=== DATA EXCERPT ===
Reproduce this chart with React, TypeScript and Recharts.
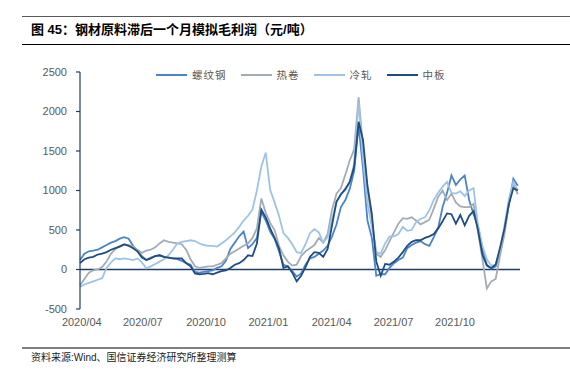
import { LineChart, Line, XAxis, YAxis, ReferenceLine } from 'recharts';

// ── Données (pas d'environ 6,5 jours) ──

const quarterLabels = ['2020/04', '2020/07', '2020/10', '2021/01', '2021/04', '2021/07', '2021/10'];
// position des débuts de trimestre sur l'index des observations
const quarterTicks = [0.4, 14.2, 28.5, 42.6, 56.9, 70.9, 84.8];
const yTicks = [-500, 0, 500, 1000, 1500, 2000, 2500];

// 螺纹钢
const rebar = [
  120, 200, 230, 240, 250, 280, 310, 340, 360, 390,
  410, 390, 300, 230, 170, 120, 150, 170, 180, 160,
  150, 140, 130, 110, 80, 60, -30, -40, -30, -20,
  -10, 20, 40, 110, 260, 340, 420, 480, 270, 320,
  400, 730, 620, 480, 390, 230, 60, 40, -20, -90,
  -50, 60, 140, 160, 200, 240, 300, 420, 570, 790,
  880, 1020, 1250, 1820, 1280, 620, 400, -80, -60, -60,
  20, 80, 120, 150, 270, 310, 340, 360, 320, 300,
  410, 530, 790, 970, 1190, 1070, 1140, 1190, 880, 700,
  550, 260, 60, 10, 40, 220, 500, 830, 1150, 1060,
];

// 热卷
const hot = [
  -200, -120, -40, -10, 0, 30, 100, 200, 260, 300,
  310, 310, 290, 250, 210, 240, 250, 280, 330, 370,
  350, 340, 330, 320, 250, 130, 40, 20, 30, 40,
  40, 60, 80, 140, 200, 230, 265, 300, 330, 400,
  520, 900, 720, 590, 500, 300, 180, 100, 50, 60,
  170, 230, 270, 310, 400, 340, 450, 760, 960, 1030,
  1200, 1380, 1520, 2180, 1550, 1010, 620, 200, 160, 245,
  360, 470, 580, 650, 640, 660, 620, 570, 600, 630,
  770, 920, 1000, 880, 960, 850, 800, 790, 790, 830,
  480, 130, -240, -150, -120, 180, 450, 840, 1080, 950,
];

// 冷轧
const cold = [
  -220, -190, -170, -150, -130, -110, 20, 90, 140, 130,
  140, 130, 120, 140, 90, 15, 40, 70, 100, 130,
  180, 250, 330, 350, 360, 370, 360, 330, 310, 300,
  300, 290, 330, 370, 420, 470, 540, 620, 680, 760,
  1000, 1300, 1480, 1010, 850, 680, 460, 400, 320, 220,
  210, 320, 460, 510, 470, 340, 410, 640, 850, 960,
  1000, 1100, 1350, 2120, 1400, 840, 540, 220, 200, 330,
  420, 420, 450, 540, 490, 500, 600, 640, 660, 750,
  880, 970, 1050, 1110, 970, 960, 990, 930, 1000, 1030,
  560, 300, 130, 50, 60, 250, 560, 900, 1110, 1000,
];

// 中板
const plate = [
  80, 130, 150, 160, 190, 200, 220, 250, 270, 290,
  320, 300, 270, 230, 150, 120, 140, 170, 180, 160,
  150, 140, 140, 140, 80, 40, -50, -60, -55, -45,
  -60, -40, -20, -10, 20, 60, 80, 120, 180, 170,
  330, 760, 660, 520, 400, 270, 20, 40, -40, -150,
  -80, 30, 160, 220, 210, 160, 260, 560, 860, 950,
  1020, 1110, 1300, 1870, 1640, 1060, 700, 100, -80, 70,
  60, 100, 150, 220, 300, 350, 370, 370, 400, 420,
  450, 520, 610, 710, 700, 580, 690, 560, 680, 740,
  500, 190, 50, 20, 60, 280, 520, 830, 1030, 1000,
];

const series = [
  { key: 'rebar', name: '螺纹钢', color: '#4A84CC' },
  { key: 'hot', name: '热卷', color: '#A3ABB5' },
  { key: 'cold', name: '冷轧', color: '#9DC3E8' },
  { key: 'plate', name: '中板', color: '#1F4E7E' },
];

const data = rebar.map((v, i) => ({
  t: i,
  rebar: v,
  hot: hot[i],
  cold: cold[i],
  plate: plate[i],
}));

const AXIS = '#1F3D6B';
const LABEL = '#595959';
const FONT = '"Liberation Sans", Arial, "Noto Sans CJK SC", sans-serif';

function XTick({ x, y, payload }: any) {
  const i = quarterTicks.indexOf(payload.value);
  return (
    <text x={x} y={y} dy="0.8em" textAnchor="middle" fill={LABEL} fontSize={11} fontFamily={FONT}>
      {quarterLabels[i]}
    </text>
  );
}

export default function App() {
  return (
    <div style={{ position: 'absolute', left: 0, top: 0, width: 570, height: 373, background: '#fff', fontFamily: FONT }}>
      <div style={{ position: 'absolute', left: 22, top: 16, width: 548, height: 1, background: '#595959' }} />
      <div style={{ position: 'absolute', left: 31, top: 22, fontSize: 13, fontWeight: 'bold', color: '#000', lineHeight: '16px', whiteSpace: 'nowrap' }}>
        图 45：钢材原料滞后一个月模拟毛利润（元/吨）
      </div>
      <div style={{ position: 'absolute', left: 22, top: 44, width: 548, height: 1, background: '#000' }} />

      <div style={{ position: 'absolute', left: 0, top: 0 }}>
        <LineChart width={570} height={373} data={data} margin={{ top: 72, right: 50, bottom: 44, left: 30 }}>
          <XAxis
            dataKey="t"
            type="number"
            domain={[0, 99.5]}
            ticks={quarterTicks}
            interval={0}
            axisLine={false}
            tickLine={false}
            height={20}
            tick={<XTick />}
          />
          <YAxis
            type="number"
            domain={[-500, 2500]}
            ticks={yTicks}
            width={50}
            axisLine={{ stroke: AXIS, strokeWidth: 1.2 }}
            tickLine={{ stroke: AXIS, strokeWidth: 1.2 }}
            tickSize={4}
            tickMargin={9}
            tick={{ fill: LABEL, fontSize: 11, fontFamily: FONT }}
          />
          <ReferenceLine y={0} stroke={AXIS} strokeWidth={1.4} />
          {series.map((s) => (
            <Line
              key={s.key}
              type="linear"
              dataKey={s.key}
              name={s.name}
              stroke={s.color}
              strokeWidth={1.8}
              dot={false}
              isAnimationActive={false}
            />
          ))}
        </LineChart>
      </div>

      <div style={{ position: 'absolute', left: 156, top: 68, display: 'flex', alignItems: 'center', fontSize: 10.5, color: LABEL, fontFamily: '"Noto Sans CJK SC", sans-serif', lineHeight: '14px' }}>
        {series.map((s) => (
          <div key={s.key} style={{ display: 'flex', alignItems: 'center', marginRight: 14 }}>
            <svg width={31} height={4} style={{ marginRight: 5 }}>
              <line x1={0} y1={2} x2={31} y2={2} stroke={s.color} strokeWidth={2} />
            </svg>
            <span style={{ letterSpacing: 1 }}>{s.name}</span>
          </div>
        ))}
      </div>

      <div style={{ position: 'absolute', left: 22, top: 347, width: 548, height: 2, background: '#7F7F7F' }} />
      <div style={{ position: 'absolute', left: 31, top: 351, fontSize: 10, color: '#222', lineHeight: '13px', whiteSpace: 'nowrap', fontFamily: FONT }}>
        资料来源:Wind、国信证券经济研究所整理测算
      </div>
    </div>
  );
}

=== TASK OBJECTIVE ===
Omitting all pictures, restate exactly the lines of the material from its start through the line that contains "// ── Données (pas d'environ 6,5 jours) ──".

=== EXERCISE OUTPUT ===
Reproduce this chart with React, TypeScript and Recharts.
import { LineChart, Line, XAxis, YAxis, ReferenceLine } from 'recharts';

// ── Données (pas d'environ 6,5 jours) ──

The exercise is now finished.